◆ SET TASK: Repeat the listing that follows, character for character, minus the pictures.

◆ PROVIDED MATERIAL:
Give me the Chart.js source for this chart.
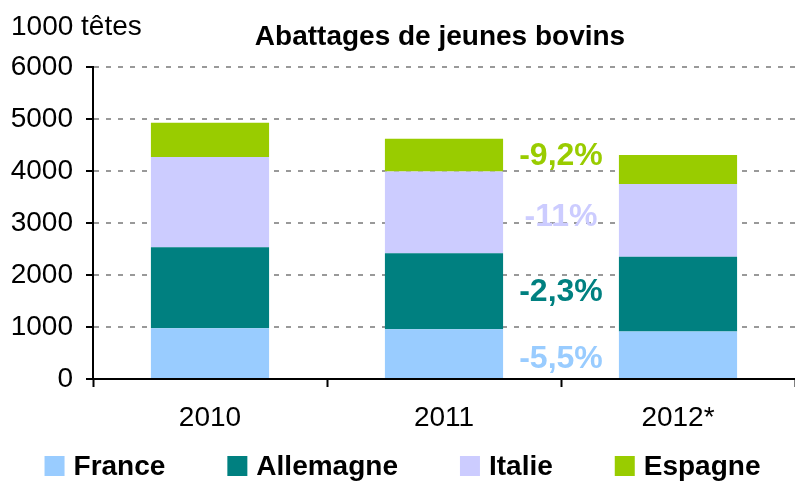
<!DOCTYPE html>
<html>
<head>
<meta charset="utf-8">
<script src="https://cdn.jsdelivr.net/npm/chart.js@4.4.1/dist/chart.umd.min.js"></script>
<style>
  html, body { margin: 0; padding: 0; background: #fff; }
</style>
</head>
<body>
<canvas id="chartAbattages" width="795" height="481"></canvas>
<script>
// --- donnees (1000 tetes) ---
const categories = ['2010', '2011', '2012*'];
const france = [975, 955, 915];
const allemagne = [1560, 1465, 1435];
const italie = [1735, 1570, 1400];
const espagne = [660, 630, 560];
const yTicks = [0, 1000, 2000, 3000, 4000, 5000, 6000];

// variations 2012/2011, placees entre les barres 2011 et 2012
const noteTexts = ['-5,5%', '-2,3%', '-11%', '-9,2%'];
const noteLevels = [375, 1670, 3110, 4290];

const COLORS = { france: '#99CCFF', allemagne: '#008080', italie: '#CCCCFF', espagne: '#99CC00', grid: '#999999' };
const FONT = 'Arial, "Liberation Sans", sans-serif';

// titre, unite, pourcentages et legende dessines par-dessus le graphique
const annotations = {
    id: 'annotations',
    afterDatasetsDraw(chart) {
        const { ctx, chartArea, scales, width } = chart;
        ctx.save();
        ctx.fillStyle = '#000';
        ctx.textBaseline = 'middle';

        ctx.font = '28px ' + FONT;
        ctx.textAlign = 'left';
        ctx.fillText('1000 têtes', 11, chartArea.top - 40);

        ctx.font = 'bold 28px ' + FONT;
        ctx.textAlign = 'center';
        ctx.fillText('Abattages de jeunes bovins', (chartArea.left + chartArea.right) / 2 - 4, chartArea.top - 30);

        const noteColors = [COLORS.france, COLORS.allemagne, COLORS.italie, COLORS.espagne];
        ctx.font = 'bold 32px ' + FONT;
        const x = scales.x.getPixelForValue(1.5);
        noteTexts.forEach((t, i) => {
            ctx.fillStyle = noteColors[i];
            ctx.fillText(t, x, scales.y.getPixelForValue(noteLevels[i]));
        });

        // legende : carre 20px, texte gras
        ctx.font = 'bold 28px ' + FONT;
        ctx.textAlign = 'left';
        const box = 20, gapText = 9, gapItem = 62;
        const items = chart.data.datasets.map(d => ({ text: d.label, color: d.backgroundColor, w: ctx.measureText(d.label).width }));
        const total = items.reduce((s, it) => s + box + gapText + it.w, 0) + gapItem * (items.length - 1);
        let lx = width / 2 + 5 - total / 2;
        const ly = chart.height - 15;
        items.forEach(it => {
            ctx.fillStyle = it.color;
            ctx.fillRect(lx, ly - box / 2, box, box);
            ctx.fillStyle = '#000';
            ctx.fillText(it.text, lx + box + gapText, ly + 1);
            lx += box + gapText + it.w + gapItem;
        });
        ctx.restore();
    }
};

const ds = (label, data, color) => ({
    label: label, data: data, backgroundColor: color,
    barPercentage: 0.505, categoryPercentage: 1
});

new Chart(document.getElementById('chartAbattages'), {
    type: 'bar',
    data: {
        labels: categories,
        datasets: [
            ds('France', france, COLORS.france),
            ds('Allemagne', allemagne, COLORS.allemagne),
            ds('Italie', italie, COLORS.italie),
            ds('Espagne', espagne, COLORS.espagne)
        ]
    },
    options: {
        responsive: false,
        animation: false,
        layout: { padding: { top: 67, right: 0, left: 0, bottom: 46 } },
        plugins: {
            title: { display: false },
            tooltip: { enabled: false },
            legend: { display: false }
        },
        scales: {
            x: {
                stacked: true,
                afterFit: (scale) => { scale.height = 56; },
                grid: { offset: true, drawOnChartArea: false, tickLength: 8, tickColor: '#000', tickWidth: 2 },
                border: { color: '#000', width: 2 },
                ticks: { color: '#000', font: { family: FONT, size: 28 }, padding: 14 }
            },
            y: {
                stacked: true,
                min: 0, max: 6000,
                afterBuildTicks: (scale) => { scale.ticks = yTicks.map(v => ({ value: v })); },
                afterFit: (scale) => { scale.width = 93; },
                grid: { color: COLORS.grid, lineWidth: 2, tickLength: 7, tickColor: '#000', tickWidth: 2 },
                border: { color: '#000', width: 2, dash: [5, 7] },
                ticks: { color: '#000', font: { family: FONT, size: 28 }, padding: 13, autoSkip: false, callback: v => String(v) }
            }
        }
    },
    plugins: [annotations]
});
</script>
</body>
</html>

◆ REPLY TO THE TASK:
Give me the Chart.js source for this chart.
<!DOCTYPE html>
<html>
<head>
<meta charset="utf-8">
<script src="https://cdn.jsdelivr.net/npm/chart.js@4.4.1/dist/chart.umd.min.js"></script>
<style>
  html, body { margin: 0; padding: 0; background: #fff; }
</style>
</head>
<body>
<canvas id="chartAbattages" width="795" height="481"></canvas>
<script>
// --- donnees (1000 tetes) ---
const categories = ['2010', '2011', '2012*'];
const france = [975, 955, 915];
const allemagne = [1560, 1465, 1435];
const italie = [1735, 1570, 1400];
const espagne = [660, 630, 560];
const yTicks = [0, 1000, 2000, 3000, 4000, 5000, 6000];

// variations 2012/2011, placees entre les barres 2011 et 2012
const noteTexts = ['-5,5%', '-2,3%', '-11%', '-9,2%'];
const noteLevels = [375, 1670, 3110, 4290];

const COLORS = { france: '#99CCFF', allemagne: '#008080', italie: '#CCCCFF', espagne: '#99CC00', grid: '#999999' };
const FONT = 'Arial, "Liberation Sans", sans-serif';

// titre, unite, pourcentages et legende dessines par-dessus le graphique
const annotations = {
    id: 'annotations',
    afterDatasetsDraw(chart) {
        const { ctx, chartArea, scales, width } = chart;
        ctx.save();
        ctx.fillStyle = '#000';
        ctx.textBaseline = 'middle';

        ctx.font = '28px ' + FONT;
        ctx.textAlign = 'left';
        ctx.fillText('1000 têtes', 11, chartArea.top - 40);

        ctx.font = 'bold 28px ' + FONT;
        ctx.textAlign = 'center';
        ctx.fillText('Abattages de jeunes bovins', (chartArea.left + chartArea.right) / 2 - 4, chartArea.top - 30);

        const noteColors = [COLORS.france, COLORS.allemagne, COLORS.italie, COLORS.espagne];
        ctx.font = 'bold 32px ' + FONT;
        const x = scales.x.getPixelForValue(1.5);
        noteTexts.forEach((t, i) => {
            ctx.fillStyle = noteColors[i];
            ctx.fillText(t, x, scales.y.getPixelForValue(noteLevels[i]));
        });

        // legende : carre 20px, texte gras
        ctx.font = 'bold 28px ' + FONT;
        ctx.textAlign = 'left';
        const box = 20, gapText = 9, gapItem = 62;
        const items = chart.data.datasets.map(d => ({ text: d.label, color: d.backgroundColor, w: ctx.measureText(d.label).width }));
        const total = items.reduce((s, it) => s + box + gapText + it.w, 0) + gapItem * (items.length - 1);
        let lx = width / 2 + 5 - total / 2;
        const ly = chart.height - 15;
        items.forEach(it => {
            ctx.fillStyle = it.color;
            ctx.fillRect(lx, ly - box / 2, box, box);
            ctx.fillStyle = '#000';
            ctx.fillText(it.text, lx + box + gapText, ly + 1);
            lx += box + gapText + it.w + gapItem;
        });
        ctx.restore();
    }
};

const ds = (label, data, color) => ({
    label: label, data: data, backgroundColor: color,
    barPercentage: 0.505, categoryPercentage: 1
});

new Chart(document.getElementById('chartAbattages'), {
    type: 'bar',
    data: {
        labels: categories,
        datasets: [
            ds('France', france, COLORS.france),
            ds('Allemagne', allemagne, COLORS.allemagne),
            ds('Italie', italie, COLORS.italie),
            ds('Espagne', espagne, COLORS.espagne)
        ]
    },
    options: {
        responsive: false,
        animation: false,
        layout: { padding: { top: 67, right: 0, left: 0, bottom: 46 } },
        plugins: {
            title: { display: false },
            tooltip: { enabled: false },
            legend: { display: false }
        },
        scales: {
            x: {
                stacked: true,
                afterFit: (scale) => { scale.height = 56; },
                grid: { offset: true, drawOnChartArea: false, tickLength: 8, tickColor: '#000', tickWidth: 2 },
                border: { color: '#000', width: 2 },
                ticks: { color: '#000', font: { family: FONT, size: 28 }, padding: 14 }
            },
            y: {
                stacked: true,
                min: 0, max: 6000,
                afterBuildTicks: (scale) => { scale.ticks = yTicks.map(v => ({ value: v })); },
                afterFit: (scale) => { scale.width = 93; },
                grid: { color: COLORS.grid, lineWidth: 2, tickLength: 7, tickColor: '#000', tickWidth: 2 },
                border: { color: '#000', width: 2, dash: [5, 7] },
                ticks: { color: '#000', font: { family: FONT, size: 28 }, padding: 13, autoSkip: false, callback: v => String(v) }
            }
        }
    },
    plugins: [annotations]
});
</script>
</body>
</html>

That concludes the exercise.